The “Entertainment League” or, as, Brian Glanville coined it, the “Greed is Good League” has another profound problem: the standard of play is often lacking. Arsenal and Leicester may both proffer their own version of the game at the Emirates Stadium to kick off the new season, but since Chelsea’s last 2012 win in the European Cup, one could argue, that the Premier League has stagnated.

The ‘Greed is Good League’?

In England, clubs combine technique, tactics and physicality. It makes for compelling viewing and knife-edge competition. La Liga, Bundesliga, Serie A and Ligue 1 may not be so holistic, but those leagues each excel in their own specialist area. The Premier League’s triumph is a balance between competitiveness and quality.

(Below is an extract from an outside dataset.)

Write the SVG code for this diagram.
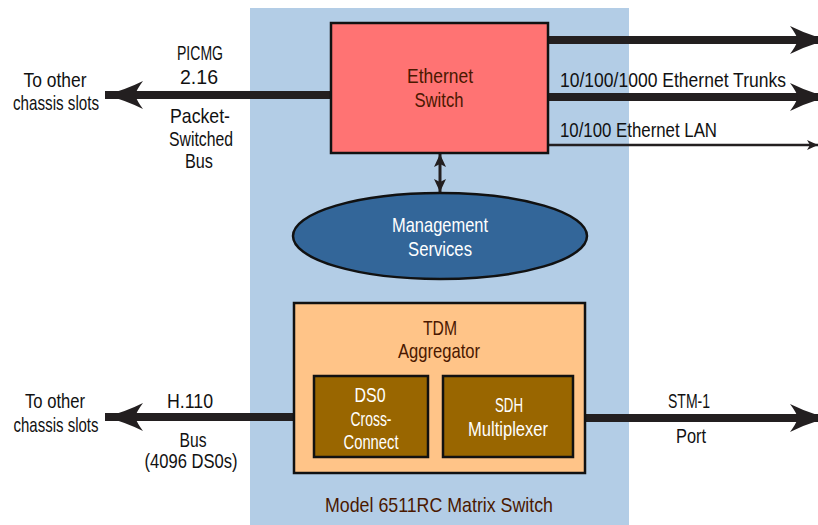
<svg xmlns="http://www.w3.org/2000/svg" width="818" height="525" viewBox="0 0 818 525">
<defs>
<style>
text{font-family:"Liberation Sans",Arial,sans-serif;font-size:21px;text-anchor:middle}
.blk{fill:#111}
.wht{fill:#fff}
.dk{fill:#4a1800}
.thick{stroke:#231f20;stroke-width:8;fill:none}
.box{stroke:#111;stroke-width:2.5}
</style>
<marker id="big" markerUnits="userSpaceOnUse" viewBox="-40 -16 42 32" refX="0" refY="0" markerWidth="42" markerHeight="32" orient="auto">
<path d="M0,0 Q-20,-5 -38,-14 Q-32,-6 -30,0 Q-32,6 -38,14 Q-20,5 0,0 Z" fill="#231f20"/>
</marker>
<marker id="small" markerUnits="userSpaceOnUse" viewBox="-12 -6 13 12" refX="0" refY="0" markerWidth="13" markerHeight="12" orient="auto">
<path d="M0,0 L-11,-5 L-8,0 L-11,5 Z" fill="#231f20"/>
</marker>
<marker id="mid" markerUnits="userSpaceOnUse" viewBox="-14 -7 15 14" refX="0" refY="0" markerWidth="15" markerHeight="14" orient="auto-start-reverse">
<path d="M0,0 L-13,-6 L-10,0 L-13,6 Z" fill="#231f20"/>
</marker>
</defs>
<rect x="250" y="8" width="379" height="520" fill="#b3cde6"/>
<g id="connectors">
<line class="thick" x1="548" y1="40" x2="828" y2="40" marker-end="url(#big)"/>
<line class="thick" x1="548" y1="97" x2="828" y2="97" marker-end="url(#big)"/>
<line stroke="#231f20" stroke-width="2.5" x1="548" y1="145" x2="818" y2="145" marker-end="url(#small)"/>
<line class="thick" x1="331" y1="95" x2="105" y2="95" marker-end="url(#big)"/>
<line stroke="#231f20" stroke-width="3" x1="440" y1="154" x2="440" y2="192" marker-start="url(#mid)" marker-end="url(#mid)"/>
<line class="thick" x1="314" y1="417" x2="105" y2="417" marker-end="url(#big)"/>
<line class="thick" x1="573" y1="418" x2="828" y2="418" marker-end="url(#big)"/>
<text class="blk" x="200" y="60" textLength="46" lengthAdjust="spacingAndGlyphs">PICMG</text>
<text class="blk" x="199" y="84" textLength="38" lengthAdjust="spacingAndGlyphs">2.16</text>
<text class="blk" x="200" y="123" textLength="60" lengthAdjust="spacingAndGlyphs">Packet-</text>
<text class="blk" x="201" y="146" textLength="64" lengthAdjust="spacingAndGlyphs">Switched</text>
<text class="blk" x="199" y="168" textLength="28" lengthAdjust="spacingAndGlyphs">Bus</text>
<text class="blk" x="55" y="87" textLength="63" lengthAdjust="spacingAndGlyphs">To other</text>
<text class="blk" x="56" y="110" textLength="86" lengthAdjust="spacingAndGlyphs">chassis slots</text>
<text class="blk" x="560" y="87" style="text-anchor:start" textLength="226" lengthAdjust="spacingAndGlyphs">10/100/1000 Ethernet Trunks</text>
<text class="blk" x="560" y="137" style="text-anchor:start" textLength="157" lengthAdjust="spacingAndGlyphs">10/100 Ethernet LAN</text>
<text class="blk" x="190" y="408" textLength="46" lengthAdjust="spacingAndGlyphs">H.110</text>
<text class="blk" x="193" y="447" textLength="27" lengthAdjust="spacingAndGlyphs">Bus</text>
<text class="blk" x="191" y="468" textLength="93" lengthAdjust="spacingAndGlyphs">(4096 DS0s)</text>
<text class="blk" x="55" y="408" textLength="60" lengthAdjust="spacingAndGlyphs">To other</text>
<text class="blk" x="56" y="432" textLength="85" lengthAdjust="spacingAndGlyphs">chassis slots</text>
<text class="blk" x="689" y="408" textLength="42" lengthAdjust="spacingAndGlyphs">STM-1</text>
<text class="blk" x="691" y="443" textLength="30" lengthAdjust="spacingAndGlyphs">Port</text>
</g>
<g id="ethernet-switch">
<rect class="box" x="331" y="23" width="217" height="130" fill="#ff7373"/>
<text class="dk" x="440" y="83" textLength="66" lengthAdjust="spacingAndGlyphs">Ethernet</text>
<text class="dk" x="439" y="107" textLength="49" lengthAdjust="spacingAndGlyphs">Switch</text>
</g>
<g id="management-services">
<ellipse cx="440" cy="236" rx="147" ry="43" fill="#336699" stroke="#111" stroke-width="2.5"/>
<text class="wht" x="440" y="232" textLength="96" lengthAdjust="spacingAndGlyphs">Management</text>
<text class="wht" x="440" y="256" textLength="64" lengthAdjust="spacingAndGlyphs">Services</text>
</g>
<g id="tdm-aggregator">
<rect class="box" x="294" y="303" width="291" height="170" fill="#ffc488"/>
<text class="dk" x="440" y="335" textLength="34" lengthAdjust="spacingAndGlyphs">TDM</text>
<text class="dk" x="439" y="358" textLength="82" lengthAdjust="spacingAndGlyphs">Aggregator</text>
</g>
<g id="ds0-cross-connect">
<rect class="box" x="314" y="376" width="114" height="81" fill="#996600"/>
<text class="wht" x="370" y="402" textLength="31" lengthAdjust="spacingAndGlyphs">DS0</text>
<text class="wht" x="371" y="426" textLength="41" lengthAdjust="spacingAndGlyphs">Cross-</text>
<text class="wht" x="371" y="449" textLength="55" lengthAdjust="spacingAndGlyphs">Connect</text>
</g>
<g id="sdh-multiplexer">
<rect class="box" x="443" y="376" width="130" height="81" fill="#996600"/>
<text class="wht" x="509" y="412" textLength="28" lengthAdjust="spacingAndGlyphs">SDH</text>
<text class="wht" x="508" y="436" textLength="80" lengthAdjust="spacingAndGlyphs">Multiplexer</text>
</g>
<g id="model-label">
<text class="dk" x="439" y="512" textLength="228" lengthAdjust="spacingAndGlyphs">Model 6511RC Matrix Switch</text>
</g>
</svg>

At the same time, the league suffers from a vaunted predictability with a top six of clubs – Leicester’s fairy tale notwithstanding – playing for the ultimate prize.

In the era of the mass media, the Premier League will remain an enthralling product, a weekly soap opera of high performance football in HD, generating tabloid story lines and tapping into feelings of tribalism. The nonsensical level of hype endures, with unending narratives: Will “Fraudiola” redeem himself at Manchester City? Will Mourinho galvanise Manchester United at last? Will Conte defend Chelsea’s title? The curtain raiser offers a delicious 90-minute starter, filled with intrigue and subplots as well: Will the Wengerocracy survive in North London? So bring on the 9,747th Premier League game and oh yes…Happy Birthday.